To Ronald Suden of the USMC: Early to mid-69 the USMC in the DMZ received the new 175mm guns to replace the old "Long Toms". In fact the USMC probably had the newest guns in the DMZ. The 8/4th and the 2/94th received new or rebuilt guns as they "shot out the chassis" and/or lost a gun to combat loses. The new USMC 175s and their tough gun crews were one of the reasons that in the first two artillery raids, raids, we were able to shoot over three thousand plus rounds in a matter of days. As to 175mm guns, advancement in the 8" arena and the introduction of MLRS made the 175mm obsolete. The 8" survived longer because it had a reliable nuclear round but computer projections even in the mid 70s made both the 8" and 175mm unsurvivable on the future battlefield. The fact is, we needed systems that could "shoot and scoot" and thus survive dedicated "Warsaw Pact" counterfire. Using the Bradley Vehicle chassis/armament, an on board computer and the now somewhat antiquated GPS -- MLRS became the ideal general support weapon system of the 80s, 90s and for sometime in the future with the aid of numerous new product improvements. In the late 70s (1976-1978) I worked the testing and training issues of the newly emerging MLRS. As is, the 175mm gun, the best at the time has gone the same way as you and I.

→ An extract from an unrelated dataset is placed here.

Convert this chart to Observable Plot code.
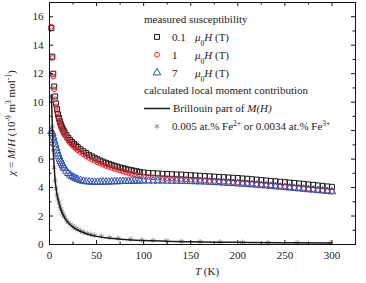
<!DOCTYPE html>
<html><head><meta charset="utf-8">
<script src="https://cdn.jsdelivr.net/npm/d3@7"></script>
<script src="https://cdn.jsdelivr.net/npm/@observablehq/plot@0.6"></script>
<style>
body{margin:0;background:#fff;}
#chart{position:relative;width:366px;height:283px;}
svg{font-family:"Liberation Serif","Times New Roman",serif;}
</style></head><body><div id="chart"></div>
<script>
// ---- data ----
const temps = [2,3,4,5,6,7,8,9,10,11,12,13,14,15,16,18,20,22,24,26,28,30,33,36,39,42,45,48,51,54,57,60,63,66,69,72,75,78,81,84,87,90,93,96,100,
  105,110,115,120,125,130,135,140,145,150,155,160,165,170,175,180,185,190,195,200,205,210,215,220,225,230,235,240,245,250,255,260,265,270,275,280,285,290,295,300];
const chi01 = [15.2,13.2,12.0,11.1,10.4,9.9,9.5,9.15,8.9,8.65,8.45,8.28,8.13,8.0,7.88,7.68,7.5,7.34,7.2,7.07,6.95,6.84,6.69,6.55,6.42,6.3,6.19,6.09,5.99,5.9,5.82,5.74,5.67,5.6,5.53,5.47,5.41,5.36,5.31,5.26,5.22,5.18,5.14,5.1,5.06,
  5.03,5.01,4.99,4.97,4.95,4.94,4.92,4.91,4.89,4.87,4.85,4.83,4.81,4.79,4.77,4.75,4.73,4.71,4.69,4.67,4.64,4.62,4.59,4.56,4.53,4.5,4.47,4.44,4.41,4.38,4.35,4.32,4.29,4.26,4.22,4.19,4.15,4.12,4.08,4.05];
const chi1 = [15.3,13.1,11.8,10.9,10.2,9.7,9.3,8.95,8.7,8.45,8.25,8.08,7.93,7.8,7.68,7.47,7.28,7.12,6.98,6.85,6.73,6.62,6.47,6.33,6.2,6.08,5.97,5.87,5.77,5.68,5.6,5.52,5.45,5.38,5.31,5.25,5.19,5.13,5.07,5.01,4.96,4.91,4.86,4.81,4.76,
  4.74,4.72,4.7,4.68,4.66,4.64,4.62,4.6,4.58,4.56,4.54,4.52,4.5,4.48,4.46,4.44,4.42,4.4,4.38,4.36,4.33,4.31,4.28,4.25,4.22,4.19,4.16,4.13,4.1,4.07,4.04,4.01,3.98,3.95,3.91,3.88,3.84,3.81,3.78,3.75];
const chi7 = [7.95,7.8,7.55,7.3,7.05,6.8,6.58,6.37,6.18,6.0,5.84,5.7,5.57,5.45,5.34,5.16,5.0,4.88,4.78,4.7,4.63,4.57,4.5,4.45,4.42,4.4,4.39,4.38,4.38,4.38,4.39,4.39,4.4,4.41,4.42,4.42,4.43,4.44,4.44,4.45,4.45,4.46,4.46,4.47,4.47,
  4.47,4.47,4.47,4.47,4.47,4.46,4.46,4.45,4.44,4.43,4.42,4.41,4.4,4.38,4.37,4.35,4.33,4.31,4.29,4.27,4.25,4.23,4.2,4.18,4.15,4.13,4.1,4.07,4.04,4.01,3.98,3.95,3.92,3.89,3.86,3.83,3.8,3.77,3.74,3.71];
const brillT = [2,3,4,5,6,7,8,10,12,15,20,25,30,40,50,60,80,100,150,200,250,300];
const brillChi = [10.5,8.3,6.6,5.4,4.5,3.95,3.5,2.95,2.48,2.0,1.52,1.22,1.02,0.74,0.57,0.47,0.35,0.28,0.19,0.15,0.12,0.1];
const crossT = [2,3,4,5,6,7,8,9,10,11,12,13,14,15,16,18,20,22,24,26,28,30,33,36,40,44,48,55,64,73,86,98,110,124,140,160,181,205,232,263,298];
const crossChi = [10.4,8.3,6.6,5.4,4.5,3.95,3.5,3.2,2.95,2.7,2.5,2.33,2.18,2.05,1.93,1.72,1.55,1.42,1.31,1.21,1.13,1.05,0.96,0.88,0.79,0.72,0.66,0.58,0.5,0.44,0.37,0.32,0.29,0.26,0.22,0.19,0.17,0.15,0.13,0.12,0.1];
const xMajor = [0,50,100,150,200,250,300];
const xMinor = [25,75,125,175,225,275];
const yMajor = [0,2,4,6,8,10,12,14,16];
const yMinor = [1,3,5,7,9,11,13,15,17];
const fields = ["0.1","1","7"];

// ---- layout ----
const W = 366, H = 283, ML = 49, MR = 11, MT = 2, MB = 39;
const FW = W - ML - MR, FH = H - MT - MB;
const C_BLACK = "#1a1a1a", C_RED = "#e8202a", C_BLUE = "#2f50b8", C_GRAY = "#808080";

const rows = temps.map((t, i) => ({t, a: chi01[i], b: chi1[i], c: chi7[i]}));
const brill = brillT.map((t, i) => ({t, v: brillChi[i]}));
const cross = crossT.map((t, i) => ({t, v: crossChi[i]}));

const plot = Plot.plot({
  width: W, height: H, marginLeft: ML, marginRight: MR, marginTop: MT, marginBottom: MB,
  style: {fontFamily: "Liberation Serif, Times New Roman, serif", fontSize: "11px", color: "#222", background: "#fff"},
  x: {domain: [0, 325]},
  y: {domain: [0, 17]},
  marks: [
    Plot.dot(rows, {x: "t", y: "a", symbol: "square", r: 2.8, stroke: C_BLACK, strokeWidth: 1}),
    Plot.dot(rows, {x: "t", y: "b", symbol: "circle", r: 2.4, stroke: C_RED, strokeWidth: 1}),
    Plot.dot(rows, {x: "t", y: "c", symbol: "triangle", r: 2.8, stroke: C_BLUE, strokeWidth: 1}),
    Plot.dot(cross, {x: "t", y: "v", symbol: "asterisk", r: 2.6, stroke: C_GRAY, strokeWidth: 0.8}),
    Plot.line(brill, {x: "t", y: "v", stroke: C_BLACK, strokeWidth: 1.5, curve: "monotone-x"}),
    // inward ticks on all four sides
    Plot.tickX(xMajor, {x: d => d, stroke: "#111", insetTop: FH - 4}),
    Plot.tickX(xMinor, {x: d => d, stroke: "#111", insetTop: FH - 2.5}),
    Plot.tickX(xMajor, {x: d => d, stroke: "#111", insetBottom: FH - 4}),
    Plot.tickX(xMinor, {x: d => d, stroke: "#111", insetBottom: FH - 2.5}),
    Plot.tickY(yMajor, {y: d => d, stroke: "#111", insetRight: FW - 4}),
    Plot.tickY(yMinor, {y: d => d, stroke: "#111", insetRight: FW - 2.5}),
    Plot.tickY(yMajor, {y: d => d, stroke: "#111", insetLeft: FW - 4}),
    Plot.tickY(yMinor, {y: d => d, stroke: "#111", insetLeft: FW - 2.5}),
    Plot.axisX({ticks: xMajor, tickSize: 0, tickPadding: 7, label: null, fill: "#222"}),
    Plot.axisY({ticks: yMajor, tickSize: 0, tickPadding: 6, label: null, fill: "#222"}),
    Plot.frame({stroke: "#111", strokeWidth: 1})
  ]
});
document.getElementById("chart").appendChild(plot);

// ---- axis titles and in-plot legend ----
const svg = d3.select(plot);
const FS = 11;
function rich(sel, parts) {
  parts.forEach(p => {
    const ts = sel.append("tspan").text(p.t);
    if (p.i) ts.attr("font-style", "italic");
    if (p.sup) ts.attr("font-size", 7.5).attr("baseline-shift", "super");
    if (p.sub) ts.attr("font-size", 7.5).attr("baseline-shift", "sub");
  });
  return sel;
}
const yt = svg.append("text").attr("font-size", FS).attr("fill", "#222").attr("text-anchor", "middle")
  .attr("transform", `translate(15,${MT + FH / 2}) rotate(-90)`);
rich(yt, [{t: "χ", i: 1}, {t: " = "}, {t: "M", i: 1}, {t: "/"}, {t: "H", i: 1}, {t: " (10"}, {t: "-9", sup: 1}, {t: " m"}, {t: "3", sup: 1}, {t: " mol"}, {t: "-1", sup: 1}, {t: ")"}]);
const xt = svg.append("text").attr("font-size", FS).attr("fill", "#222").attr("text-anchor", "middle")
  .attr("x", 207).attr("y", 275);
rich(xt, [{t: "T", i: 1}, {t: " (K)"}]);

const LX = 144, MX = 157, TX = 172, HX = 195, ROW = 17.9, LY0 = 19;
const lg = svg.append("g").attr("font-size", FS).attr("fill", "#222").attr("text-anchor", "start");
function ltext(x, y, parts) {
  const t = lg.append("text").attr("x", x).attr("y", y).attr("dy", "0.35em").attr("text-anchor", "start");
  return rich(t, parts);
}
ltext(LX, LY0, [{t: "measured susceptibility"}]);
const sym = [d3.symbolSquare, d3.symbolCircle, d3.symbolTriangle];
const symR = [2.8, 2.4, 2.8];
const cols = [C_BLACK, C_RED, C_BLUE];
fields.forEach((f, i) => {
  const y = LY0 + ROW * (i + 1);
  lg.append("path").attr("d", d3.symbol(sym[i], Math.PI * symR[i] * symR[i])())
    .attr("transform", `translate(${MX},${y})`).attr("fill", "none").attr("stroke", cols[i]).attr("stroke-width", 1);
  ltext(TX, y, [{t: f}]);
  ltext(HX, y, [{t: "μ", i: 1}, {t: "0", sub: 1}, {t: "H", i: 1}, {t: " (T)"}]);
});
ltext(LX, LY0 + ROW * 4, [{t: "calculated local moment contribution"}]);
lg.append("line").attr("x1", LX).attr("x2", TX - 2).attr("y1", LY0 + ROW * 5).attr("y2", LY0 + ROW * 5)
  .attr("stroke", C_BLACK).attr("stroke-width", 1.5);
ltext(TX + 1, LY0 + ROW * 5, [{t: "Brillouin part of "}, {t: "M(H)", i: 1}]);
lg.append("path").attr("d", d3.symbol(d3.symbolAsterisk, Math.PI * 2.6 * 2.6)())
  .attr("transform", `translate(${MX},${LY0 + ROW * 6})`).attr("fill", "none").attr("stroke", C_GRAY).attr("stroke-width", 0.8);
ltext(TX, LY0 + ROW * 6, [{t: "0.005 at.% Fe"}, {t: "2+", sup: 1}, {t: " or 0.0034 at.% Fe"}, {t: "3+", sup: 1}]);
</script></body></html>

I hope you all enjoy the pictures. As to the person in charge of the Photo album please place the pictures and Saint Barbara in the photo album in sequence as stated above or as sent with the attached titles and/or perhaps provide me with some OJT on how to get the job done. Saint Barbara's picture should be the first picture followed by the 9 Rock Pile pictures.

Thanks and best wishes to all for the holidays.